Awal Desember lalu 4 penduduk desa ini berobat kepada petugas
kesehatan Hambali. Mereka adalah Karman (45), Iming (75), Ambu
Suti (60) dan Engkun (55). Atmo Suyitno, anggota Dewan
Perwakilan Rakyat Daerah (DPRD) Kabupaten Karawang mengetahui
hal ini. Atmo berkunjung ke desa itu ditemani dua kawan
pribadinya yang seorang di antaranya wartawan Harian Merdeka
Jakarta. Maka Sabtu 23 Desember 1978 muncullah di koran itu
berita yang menyatakan 18 penduduk Karawang memerlukan perawatan
khusus akibat kurang makan.
"Berita itu sensasionil," kata S. Priyatna Ketua DPRD Karawang.
Atmo tak meladeni komentar Priyatna ini. Hanya ia mengakui
biasanya setiap kali anggota dewan mau mengunjungi sesuatu
daerah lebih dulu berkonsultasi dengan pimpinannya. "Itu pun
kalau mau," katanya. Artinya tidak merupakan keharusan.
Priyatna berpendapat lain. "Perjalanan yang menyangkut urusan
dinas harus diketahui dan seizin Ketua DPRD," katanya. Dinaskah
kepergian Atmo ke Kutamakmur itu? Priyatna cuma mengatakan, 20
Desember lalu DPRD menugaskan 3 orang anggotanya pergi ke
Kutamakmur "karena ada 4 orang penduduk yang sakit tetapi tidak
mempunyai biaya." Di antara ketiga orang anggota DPRD Karawang
itu tidak terdapat nama Atmo. "Kalau memang punya iktikad baik
mengapa Atmo Suyitno tidak pergi bersama ketiga orang anggota
DPRD ini? " Begitu menurut Priyatna.
Punya iktikad baik atau tidak, Atmo dari fraksi PDI itu, tak
satu baris pun dalam pemberitaan Merdeka mengutip cerita Atmo.

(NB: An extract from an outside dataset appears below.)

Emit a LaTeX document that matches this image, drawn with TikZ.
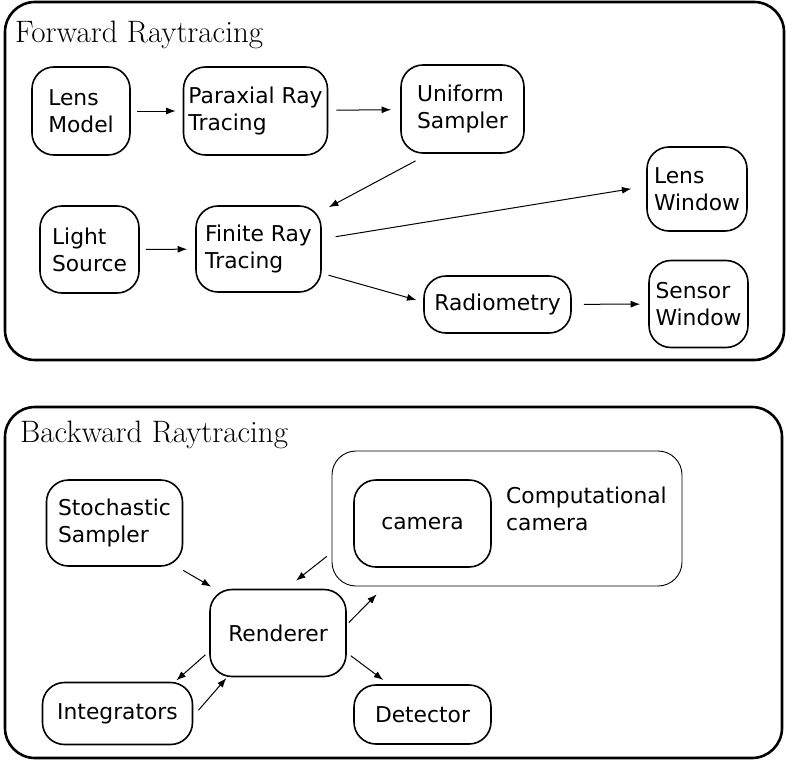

Hanya ada kalimat 'Kepada anggota DPRD yang berkunjung itu
Hambali mengharapkan Pemerintah Daerah mengirimkan bantuan
obat-obatan dan makanan yang bergizi seperti kacang hijau, susu
atau makanan bergizi lainnya."
Jadi? "Kelaparan memang tidak ada," ucap Wakil Gubernur Jawa
Barat ir Suhud Warnaen yang berkunjung ke Kutamakmur 3 Januari
lalu. Sungguhpun begitu Pemerintah Daerah Kabupaten Karawang
kini sudah menyalurkan paket bantuan pangan bernilai Rp 2100
setiap paket untuk setiap jiwa selama 14 hari. Isinya beras,
ikan asin, kacang hijau, kacang merah, teh, gula pasir, kecap
dan beberapa jenis pangan lagi.
Belum diketahui berapa jiwa yang sudah dinyatakan berhak
menerima bantuan itu. Sebab seperti dikatakan Kepala Humas
Pemerintah Daerah Kabupaten Karawang, drs Taswan Suherman, dari
sejumlah nama yang sudah tercatat beberapa di antaranya terpaksa
dicoret. "Mereka masih baik hidupnya. Cuma mental mereka rusak.
Maunya diberi terus. Akibat musim rawan pangan dulu mereka
dicekoki banyak bantuan dari luar," katanya.
Tapi Karman dan kawan-kawan memang repot. Muka pucat bengkak.
Perut pun buncit. Satu gejala HO, bukan?